DG Okonjo-Iweala added: “The tensions are increasing by the day and its impact on the multilateral trading system and on trade is palpable. I think it is leading to more protectionism, which is what we don’t want to see. If the multilateral trading system doesn’t work, how will some people feed themselves? Let’s rebuild it, let’s reimagine it so it can be used as a tool for global resilience.”

The two leaders also underlined the importance of women leadership. President Lagarde said more women in leadership positions could halt the slide towards trade fragmentation as they tend to possess vital skills needed to deal with geopolitical tensions. Within the WTO Secretariat, 50% of the four deputy directors-general are women while the number of female directors has risen to 43% at present from 22% in 2019, DG Okonjo-Iweala said.

“My question to myself is, what can you control? We’re trying to see in this organization what we can do to support members to try to help with food prices, keep trade open, and be supportive of a more peaceful world,” DG Okonjo-Iweala said.

“We can improve the situation if we put our mind to it,” President Lagarde said.

WTO ambassadors on closing gender gaps in trade

An event titled “Open Mic with WTO Ambassadors: Closing Gender Gaps in Trade” was also held on International Women’s Day at the WTO. DG Okonjo-Iweala opened the event, calling for a paradigm shift to increase women’s opportunities to benefit from global trade. “We need to think about how globalization is done, and we might have to reimagine how we do trade, how we integrate women into value chains,” she said.
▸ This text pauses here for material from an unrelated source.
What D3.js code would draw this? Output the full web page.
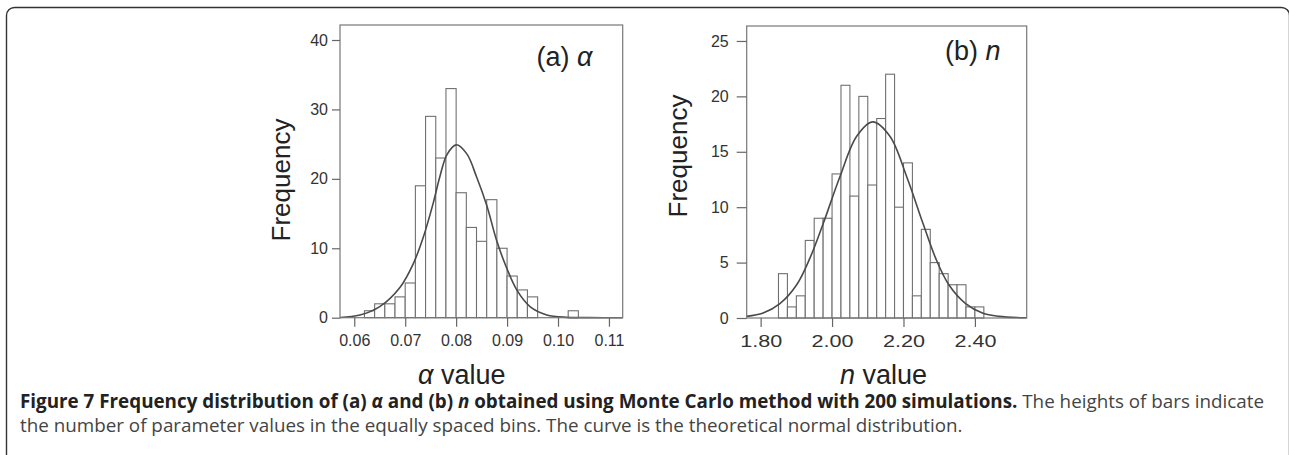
<!DOCTYPE html>
<html><head><meta charset="utf-8">
<script src="https://cdn.jsdelivr.net/npm/d3@7/dist/d3.min.js"></script>
<style>
body{margin:0;background:#fff;}
svg{display:block;}
</style>
</head><body>
<svg id="chart" width="1289" height="455"></svg>
<script>
// ---------- data ----------
// (a) alpha histogram: bin starts (bin width 0.002) and counts
const alphaBinStarts = [0.062,0.064,0.066,0.068,0.070,0.072,0.074,0.076,0.078,0.080,0.082,0.084,0.086,0.088,0.090,0.092,0.094,0.102];
const alphaCounts    = [1,2,2,3,5,19,29,23,33,18,13,11,17,10,6,4,3,1];
const alphaBinWidth  = 0.002;
// fitted normal curve
const alphaCurveX = [0.0572,0.0611,0.0650,0.0690,0.0716,0.0736,0.0755,0.0768,0.0782,0.0800,0.0821,0.0840,0.0860,0.0880,0.0899,0.0919,0.0945,0.0978,0.1017,0.1060,0.1127];
const alphaCurveY = [0.03,0.38,1.6,4.4,7.8,11.7,16.5,20.3,23.5,24.9,23.6,20.3,16.2,11.0,7.2,4.0,1.6,0.4,0.05,0.01,0];
const alphaXTicks = [0.06,0.07,0.08,0.09,0.10,0.11];
const alphaXTickLabels = ["0.06","0.07","0.08","0.09","0.10","0.11"];
const alphaYTicks = [0,10,20,30,40];

// (b) n histogram: bin starts (bin width 0.025) and counts
const nBinStarts = [1.850,1.875,1.900,1.925,1.950,1.975,2.000,2.025,2.050,2.075,2.100,2.125,2.150,2.175,2.200,2.225,2.250,2.275,2.300,2.325,2.350,2.375,2.400];
const nCounts    = [4,1,2,7,9,9,13,21,11,20,12,18,22,10,14,2,8,5,4,3,3,1,1];
const nBinWidth  = 0.025;
const nCurveX = [1.761,1.807,1.854,1.901,1.938,1.975,2.022,2.069,2.114,2.162,2.209,2.255,2.290,2.327,2.374,2.421,2.467,2.545];
const nCurveY = [0.15,0.45,1.3,3.0,5.4,8.5,12.75,16.4,17.7,16.4,12.75,8.5,5.4,3.0,1.3,0.45,0.15,0.02];
const nXTicks = [1.80,2.00,2.20,2.40];
const nXTickLabels = ["1.80","2.00","2.20","2.40"];
const nYTicks = [0,5,10,15,20,25];

// ---------- drawing ----------
const svg = d3.select("#chart");
const FONT = "'Liberation Sans', Arial, sans-serif";
const TXT = "#333";

// outer rounded frame
svg.append("rect")
  .attr("x",6.5).attr("y",7.5).attr("width",1283).attr("height",480)
  .attr("rx",8).attr("ry",8)
  .attr("fill","none").attr("stroke","#333").attr("stroke-width",1.4);

function panel(cfg){
  const g = svg.append("g");
  const x = d3.scaleLinear().domain(cfg.xDomain).range([cfg.left, cfg.right]);
  const y = d3.scaleLinear().domain(cfg.yDomain).range([cfg.bottom, cfg.top]);

  // bars
  g.append("g").selectAll("rect").data(cfg.binStarts).join("rect")
    .attr("x",(d)=>x(d))
    .attr("width",(d)=>x(d+cfg.binWidth)-x(d))
    .attr("y",(d,i)=>y(cfg.counts[i]))
    .attr("height",(d,i)=>y(0)-y(cfg.counts[i]))
    .attr("fill","#fff").attr("stroke","#707070").attr("stroke-width",1.1);

  // curve
  const pts = cfg.curveX.map((v,i)=>[v,cfg.curveY[i]]);
  g.append("path").datum(pts)
    .attr("d", d3.line().x(d=>x(d[0])).y(d=>y(d[1])).curve(d3.curveCatmullRom.alpha(0.5)))
    .attr("fill","none").attr("stroke","#4a4a4a").attr("stroke-width",1.6);

  // frame
  g.append("rect")
    .attr("x",cfg.left).attr("y",cfg.top)
    .attr("width",cfg.right-cfg.left).attr("height",cfg.bottom-cfg.top)
    .attr("fill","none").attr("stroke","#777").attr("stroke-width",1.2);

  // axes
  const ax = g.append("g").attr("transform",`translate(0,${cfg.bottom})`)
    .call(d3.axisBottom(x).tickValues(cfg.xTicks)
      .tickFormat((d,i)=>cfg.xTickLabels[i]).tickSize(cfg.xTickSize).tickPadding(cfg.xTickPad).tickSizeOuter(0));
  const ay = g.append("g").attr("transform",`translate(${cfg.left},0)`)
    .call(d3.axisLeft(y).tickValues(cfg.yTicks).tickSize(cfg.yTickSize).tickPadding(cfg.yTickPad).tickSizeOuter(0));
  [ax,ay].forEach(a=>{
    a.select(".domain").remove();
    a.selectAll(".tick line").attr("stroke","#666").attr("stroke-width",1.2);
    a.selectAll(".tick text").attr("fill",TXT).style("font-family",FONT).style("font-size",cfg.tickFont+"px");
  });
  if (cfg.xLabelWidth) {
    ax.selectAll(".tick text").attr("textLength",cfg.xLabelWidth).attr("lengthAdjust","spacingAndGlyphs");
  }

  // panel label
  const lab = g.append("text").attr("x",cfg.labelX).attr("y",cfg.labelY)
    .attr("fill","#222").style("font-family",FONT).style("font-size","27px");
  lab.append("tspan").text(cfg.labelPrefix);
  lab.append("tspan").style("font-style","italic").text(cfg.labelSym);

  // x title
  const xt = g.append("text").attr("x",cfg.xTitleX).attr("y",cfg.xTitleY)
    .attr("fill","#222").style("font-family",FONT).style("font-size","27px");
  xt.append("tspan").style("font-style","italic").text(cfg.labelSym);
  xt.append("tspan").text(" value");

  // y title
  g.append("text")
    .attr("transform",`translate(${cfg.yTitleX},${cfg.yTitleY}) rotate(-90)`)
    .attr("text-anchor","middle")
    .attr("fill","#222").style("font-family",FONT).style("font-size","26px")
    .text("Frequency");
}

panel({
  left:340, right:622.7, top:25, bottom:317.7,
  xDomain:[0.0572,0.1127], yDomain:[0,42.16],
  binStarts:alphaBinStarts, counts:alphaCounts, binWidth:alphaBinWidth,
  curveX:alphaCurveX, curveY:alphaCurveY,
  xTicks:alphaXTicks, xTickLabels:alphaXTickLabels, yTicks:alphaYTicks,
  xTickSize:9, xTickPad:8, yTickSize:8, yTickPad:4, tickFont:16,
  labelX:536.5, labelY:66, labelPrefix:"(a) ", labelSym:"α",
  xTitleX:418, xTitleY:384, yTitleX:289.5, yTitleY:180
});

panel({
  left:746.7, right:1026.7, top:26, bottom:318,
  xDomain:[1.761,2.545], yDomain:[0,26.35],
  binStarts:nBinStarts, counts:nCounts, binWidth:nBinWidth,
  curveX:nCurveX, curveY:nCurveY,
  xTicks:nXTicks, xTickLabels:nXTickLabels, yTicks:nYTicks,
  xTickSize:9, xTickPad:9, yTickSize:10, yTickPad:8, tickFont:16, xLabelWidth:42,
  labelX:945, labelY:60, labelPrefix:"(b) ", labelSym:"n",
  xTitleX:840, xTitleY:384, yTitleX:686.5, yTitleY:156
});

// caption
const CAPFONT = "'Open Sans', 'Noto Sans', sans-serif";
const cap1 = svg.append("text").attr("x",20).attr("y",407.5)
  .style("font-family",CAPFONT).style("font-size","15px");
const boldParts = [["Figure 7 Frequency distribution of (a) ",false],["α",true],[" and (b) ",false],["n",true],[" obtained using Monte Carlo method with 200 simulations.",false]];
boldParts.forEach(([t,it])=>{
  const s = cap1.append("tspan").attr("fill","#222").style("font-weight","bold").text(t);
  if(it) s.style("font-style","italic");
});
cap1.append("tspan").attr("fill","#444").text(" The heights of bars indicate");
const cap2 = svg.append("text").attr("x",20).attr("y",432)
  .attr("fill","#444").style("font-family",CAPFONT).style("font-size","15px")
  .text("the number of parameter values in the equally spaced bins. The curve is the theoretical normal distribution.");
// fit caption size to the reference line length
const w1 = cap1.node().getComputedTextLength();
const fs = 15 * 1245 / w1;
cap1.style("font-size", fs + "px");
cap2.style("font-size", fs + "px");
</script>
</body></html>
Ambassador Einar Gunnarsson of Iceland said including gender equality issues into the work of the WTO was not only important ethically, but also strategically:  “I have learned over the course of the years that gender equality may actually provide us one of the best tools to achieve all of our other policy objectives.”

Ambassador Frederico Villegas of Argentina highlighted the need to have a cultural change to help people understand that women’s issues are a development issue. “The WTO is the organization in Geneva that can build a narrative on development as the vehicle to address gender equality,” he said.

Ambassador Ana Patricia Benedetti Zelaya of El Salvador called for a collective and comprehensive effort to promote women’s economic empowerment, noting that “governments also have a responsibility to establish policies that would help to reduce the barriers women face in trade, including the issue of access to finance — one of the challenges that most women face.”

Ambassador Athaliah Lesiba Molokomme of Botswana highlighted women’s contributions to the global economy: “Women, too, contribute to sustainable development and growth. It’s just that women’s contribution has not previously been counted, and it is precisely that methodological question that we need to look at. The conceptual definition of all these terms that we’ve used over the years has been problematic because it has tended to minimize or diminish the role that women play so we need to begin to think in new ways.”